Archive for February, 2007

OOXML & ODF vs. PDF/A

Tuesday, February 27th, 2007

A colleague sent me the following statement today and asked me to respond to it. I first wrote only to him, but then thought that it was worth posting here.

He wrote:

Policymakers seem to cherish the ‘perception’ that the advent of ODF and/or OOXML will make PDF/A-1 a ‘redundant’ standard for long-term document preservation. Their ‘case’: it’s based on XML and XML-related open standards, so long-term accessibility is granted. They may reason as follows: just wait, implement a few Office plug-ins for conversion of the useful Office legacy files to ODF and/ or OOXML and ‘we’ have taken care for the long-term accessibility of these legacy files, adequately. This will keep ‘us’ away from ‘obscure’, PDF-derived, open standards. If it’s not XML, the format has no right to exist, at all. Even Adobe admits this by developing MARS. Please, let ‘us’ avoid the costs involved in developing and maintenance of PDF-infrastructure, PDF-training and PDF-knowledge.

Here is what I have to say.

Before one can argue over file formats, one needs to determine what it is that is being archived and why. For example, if I was interested in archiving an address book - I would probably focus on the data and not on a single presentation of that data. However, if I was archiving the Declaration of Independence, then I would focus on the presentation of the content in addition to the actual content. I also want to ensure that any content is maintained in its original “format” - so that vector diagrams from a CAD-generated floor plan would remain as rich vectors and not be converted to something like raster data.

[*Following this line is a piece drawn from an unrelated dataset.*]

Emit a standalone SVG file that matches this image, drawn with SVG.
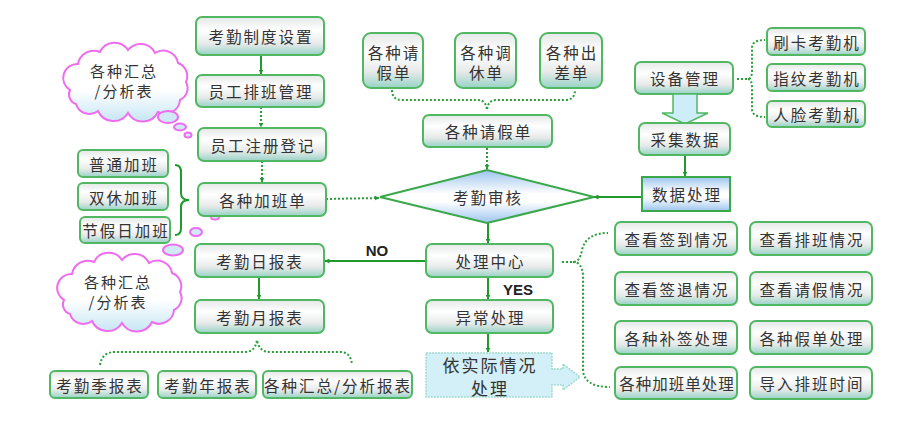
<svg xmlns="http://www.w3.org/2000/svg" width="919" height="430" viewBox="0 0 919 430">
<defs>
<linearGradient id="gBox" x1="0" y1="0" x2="0" y2="1">
<stop offset="0" stop-color="#e4e8e6"/>
<stop offset="0.35" stop-color="#ffffff"/>
<stop offset="0.7" stop-color="#e8eaea"/>
<stop offset="1" stop-color="#96d3c6"/>
</linearGradient>
<linearGradient id="gBlue" x1="0" y1="0" x2="0" y2="1">
<stop offset="0" stop-color="#9cc4ee"/>
<stop offset="0.45" stop-color="#ffffff"/>
<stop offset="0.6" stop-color="#ffffff"/>
<stop offset="1" stop-color="#9cc4ee"/>
</linearGradient>
<linearGradient id="gCloud" x1="0" y1="0" x2="0" y2="1">
<stop offset="0" stop-color="#ffffff"/>
<stop offset="0.6" stop-color="#ffffff"/>
<stop offset="1" stop-color="#c6e6f4"/>
</linearGradient>
<marker id="ah" viewBox="0 0 10 10" refX="9" refY="5" markerWidth="5" markerHeight="5" orient="auto" markerUnits="userSpaceOnUse">
<path d="M0,0 L10,5 L0,10 Z" fill="#1f9a2c"/>
</marker>
<path id="cloud" d="M -57,8 A 14 14 0 0 1 -49,-18 A 16 16 0 0 1 -27,-30 A 16 16 0 0 1 1,-32 A 16 16 0 0 1 28,-29 A 15 15 0 0 1 51,-19 A 14 14 0 0 1 59,0 A 13 13 0 0 1 53,18 A 15 15 0 0 1 31,30 A 17 17 0 0 1 1,31 A 17 17 0 0 1 -29,29 A 14 14 0 0 1 -51,22 A 10 10 0 0 1 -57,8 Z"/>
</defs>
<style>
.box{fill:url(#gBox);stroke:#52b763;stroke-width:2}
.sq{fill:url(#gBlue);stroke:#3aa84a;stroke-width:2}
.lt{fill:#d3eff8;stroke:#9fdccf;stroke-width:1.5;stroke-dasharray:2 1}
.cl{fill:url(#gCloud);stroke:#ee6cee;stroke-width:2}
.bub{fill:#cfe9f5;stroke:#ee6cee;stroke-width:2}
.t{font-family:"Noto Sans CJK SC","Noto Sans",sans-serif;font-size:15.5px;fill:#333;text-anchor:middle;dominant-baseline:central;letter-spacing:2px}
.tc{font-size:15px}
.tb{font-family:"Liberation Sans",Arial,sans-serif;font-weight:bold;font-size:15px;fill:#222;text-anchor:middle;dominant-baseline:central}
.s{fill:none;stroke:#1f9a2c;stroke-width:2}
.d{fill:none;stroke:#2a9d3a;stroke-width:2;stroke-dasharray:2 2}
.fat{fill:#cdeef8;stroke:#52b763;stroke-width:1.5}
</style>

<g id="connectors">
<path class="s" d="M261,55 L261,74" marker-end="url(#ah)"/>
<path class="d" d="M261,107 L261,127" marker-end="url(#ah)"/>
<path class="d" d="M262,161 L262,182" marker-end="url(#ah)"/>
<path class="d" d="M326,199 L379,198" marker-end="url(#ah)"/>
<path class="s" d="M175,165 Q181,165 181,172 L181,193 Q181,200 189,200 Q181,200 181,207 L181,228 Q181,235 175,235"/>
<path class="d" d="M392,90 Q392,100 402,100 L478,100 Q486,100 487,110 Q488,100 496,100 L565,100 Q575,100 575,90"/>
<path class="d" d="M487,148 L487,169" marker-end="url(#ah)"/>
<path class="s" d="M685,155 L685,176" marker-end="url(#ah)"/>
<path class="s" d="M642,197 L594,197" marker-end="url(#ah)"/>
<path class="d" d="M737,79 L748,79 Q752,79 752,70 L752,48 Q752,40 765,40 M748,79 Q752,79 752,88 L752,109 Q752,117 765,117"/>
<path class="s" d="M488,223 L488,243" marker-end="url(#ah)"/>
<path class="s" d="M488,277 L488,299" marker-end="url(#ah)"/>
<path class="s" d="M488,333 L488,352" marker-end="url(#ah)"/>
<path class="s" d="M426,261 L325,261" marker-end="url(#ah)"/>
<path class="s" d="M259,277 L259,299" marker-end="url(#ah)"/>
<path class="d" d="M100,365 Q102,352 115,352 L245,352 Q255,352 257,340 Q259,352 270,352 L340,352 Q351,352 352,365"/>
<path class="d" d="M562,262 L573,262 Q580,262 582,250 Q586,233 608,233 M573,262 Q582,262 583,275 L583,370 Q584,387 610,387"/>
<text class="tb" x="377" y="250">NO</text>
<text class="tb" x="518" y="289">YES</text>
</g>

<g id="cloud1">
<use href="#cloud" class="cl" transform="translate(127,82)"/>
<ellipse class="bub" cx="168" cy="117" rx="10" ry="6"/>
<ellipse class="bub" cx="180" cy="127" rx="6" ry="3.5"/>
<ellipse class="bub" cx="188" cy="135" rx="3.5" ry="2.5"/>
<text class="t tc" x="124" y="70.5">各种汇总</text>
<text class="t tc" x="124" y="90.5">/分析表</text>
</g>
<g id="cloud2">
<use href="#cloud" class="cl" transform="translate(121,292)"/>
<ellipse class="bub" cx="173" cy="250" rx="10" ry="5.5"/>
<ellipse class="bub" cx="196" cy="232" rx="6" ry="4"/>
<ellipse class="bub" cx="215" cy="217" rx="4" ry="2.5"/>
<text class="t tc" x="118" y="281.5">各种汇总</text>
<text class="t tc" x="118" y="301.5">/分析表</text>
</g>

<g id="n-kqzdsz"><rect class="box" x="196" y="17" width="128" height="38" rx="6"/><text class="t" x="261" y="36">考勤制度设置</text></g>
<g id="n-ygpbgl"><rect class="box" x="196" y="75" width="128" height="32" rx="6"/><text class="t" x="261" y="91">员工排班管理</text></g>
<g id="n-ygzcdj"><rect class="box" x="198" y="128" width="128" height="33" rx="6"/><text class="t" x="263" y="144.5">员工注册登记</text></g>
<g id="n-gzjbd"><rect class="box" x="198" y="183" width="128" height="33" rx="6"/><text class="t" x="263" y="199.5">各种加班单</text></g>
<g id="n-kqrbb"><rect class="box" x="195" y="244" width="129" height="33" rx="6"/><text class="t" x="260" y="260.5">考勤日报表</text></g>
<g id="n-kqybb"><rect class="box" x="195" y="300" width="129" height="33" rx="6"/><text class="t" x="260" y="316.5">考勤月报表</text></g>

<g id="n-ptjb"><rect class="box" x="78" y="150" width="90" height="27" rx="5"/><text class="t" x="124" y="163.5">普通加班</text></g>
<g id="n-sxjb"><rect class="box" x="78" y="183" width="90" height="27" rx="5"/><text class="t" x="124" y="196.5">双休加班</text></g>
<g id="n-jjrjb"><rect class="box" x="80" y="217" width="90" height="26" rx="5"/><text class="t" x="126" y="230">节假日加班</text></g>

<g id="n-kqjbb"><rect class="box" x="50" y="371" width="98" height="27" rx="5"/><text class="t" x="100" y="384.5">考勤季报表</text></g>
<g id="n-kqnbb"><rect class="box" x="158" y="371" width="98" height="27" rx="5"/><text class="t" x="208" y="384.5">考勤年报表</text></g>
<g id="n-gzhzbb"><rect class="box" x="263" y="371" width="149" height="27" rx="5"/><text class="t" x="338" y="384.5">各种汇总/分析报表</text></g>

<g id="n-qjd3"><rect class="box" x="363" y="33" width="60" height="55" rx="8"/><text class="t" x="394" y="52">各种请</text><text class="t" x="394" y="72">假单</text></g>
<g id="n-txd"><rect class="box" x="455" y="33" width="61" height="55" rx="8"/><text class="t" x="486.5" y="52">各种调</text><text class="t" x="486.5" y="72">休单</text></g>
<g id="n-ccd"><rect class="box" x="540" y="33" width="62" height="55" rx="8"/><text class="t" x="572" y="52">各种出</text><text class="t" x="572" y="72">差单</text></g>
<g id="n-gzqjd"><rect class="box" x="423" y="115" width="129" height="32" rx="6"/><text class="t" x="488.5" y="131">各种请假单</text></g>

<g id="n-kqsh"><polygon points="380,197 487,170 594,197 487,223" fill="url(#gBlue)" stroke="#3aa84a" stroke-width="2"/><text class="t" x="488" y="197">考勤审核</text></g>

<g id="n-sbgl"><rect class="box" x="635" y="62" width="98" height="32" rx="6"/><text class="t" x="685" y="78">设备管理</text></g>
<g id="bigarrow"><polygon class="fat" points="673,94 697,94 697,113 708,113 685,124 662,113 673,113"/></g>
<g id="n-cjsj"><rect class="box" x="639" y="123" width="91" height="32" rx="6"/><text class="t" x="685.5" y="139">采集数据</text></g>
<g id="n-sjcl"><rect class="sq" x="642" y="177" width="88" height="34"/><text class="t" x="687" y="194">数据处理</text></g>

<g id="n-skkqj"><rect class="box" x="767" y="28" width="98" height="27" rx="5"/><text class="t" x="817" y="41.5">刷卡考勤机</text></g>
<g id="n-zwkqj"><rect class="box" x="767" y="64" width="98" height="27" rx="5"/><text class="t" x="817" y="77.5">指纹考勤机</text></g>
<g id="n-rlkqj"><rect class="box" x="767" y="101" width="98" height="26" rx="5"/><text class="t" x="817" y="114">人脸考勤机</text></g>

<g id="n-clzx"><rect class="box" x="426" y="244" width="127" height="33" rx="6"/><text class="t" x="490.5" y="260.5">处理中心</text></g>
<g id="n-yccl"><rect class="box" x="426" y="300" width="127" height="33" rx="6"/><text class="t" x="490.5" y="316.5">异常处理</text></g>
<g id="n-ysjqk">
<polygon class="lt" points="426,353 552,353 552,369 563,369 563,364 580,377 563,390 563,385 552,385 552,397 426,397"/>
<text class="t" x="490" y="364" style="font-size:17px">依实际情况</text>
<text class="t" x="490" y="387" style="font-size:17px">处理</text>
</g>

<g id="n-ckqdqk"><rect class="box" x="615" y="222" width="122" height="33" rx="6"/><text class="t" x="677" y="238.5">查看签到情况</text></g>
<g id="n-ckpbqk"><rect class="box" x="750" y="222" width="122" height="33" rx="6"/><text class="t" x="812" y="238.5">查看排班情况</text></g>
<g id="n-ckqtqk"><rect class="box" x="615" y="272" width="122" height="33" rx="6"/><text class="t" x="677" y="288.5">查看签退情况</text></g>
<g id="n-ckqjqk"><rect class="box" x="750" y="272" width="122" height="33" rx="6"/><text class="t" x="812" y="288.5">查看请假情况</text></g>
<g id="n-gzbqcl"><rect class="box" x="615" y="321" width="122" height="33" rx="6"/><text class="t" x="677" y="337.5">各种补签处理</text></g>
<g id="n-gzjdcl"><rect class="box" x="750" y="321" width="122" height="33" rx="6"/><text class="t" x="812" y="337.5">各种假单处理</text></g>
<g id="n-gzjbdcl"><rect class="box" x="615" y="367" width="122" height="32" rx="6"/><text class="t" x="677" y="383" style="letter-spacing:1px">各种加班单处理</text></g>
<g id="n-drpbsj"><rect class="box" x="750" y="367" width="122" height="32" rx="6"/><text class="t" x="812" y="383">导入排班时间</text></g>
</svg>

Finally, in all cases, I would want to ensure that any relevant marginalia (metadata, comments/markup, etc.) could be incorporated.

This is why the archival community approached Adobe about the use of PDF for long term archival storage of content containing text, images and raster data. PDF is the only format that encompasses ALL of the above needs - content, presentation and metadata for all standard content elements (text, vector, raster). Combined with that is a technical design that enables easy creation of a “reference implementation” at some point in the future without any ambiguities - thus ensuring that the content and its presentation will survive.

Neither OOXML or ODF address all these needs. In fact, they are focused primarily on the textual content and (limited) metadata - and in no way help preserve the presentation of that content. As such, they aren’t even acceptable for the archiving of simple Office documents They also do nothing to address the needs of those wishing to archive scans, CAD drawings, print publications and many other types of documents. Combine those limitations with the fact that neither was designed with the intent of ease of creation of a reference implementation (it’s IMPOSSIBLE to write a fully compliant OOXML viewer), also make their use as archival standards insufficient.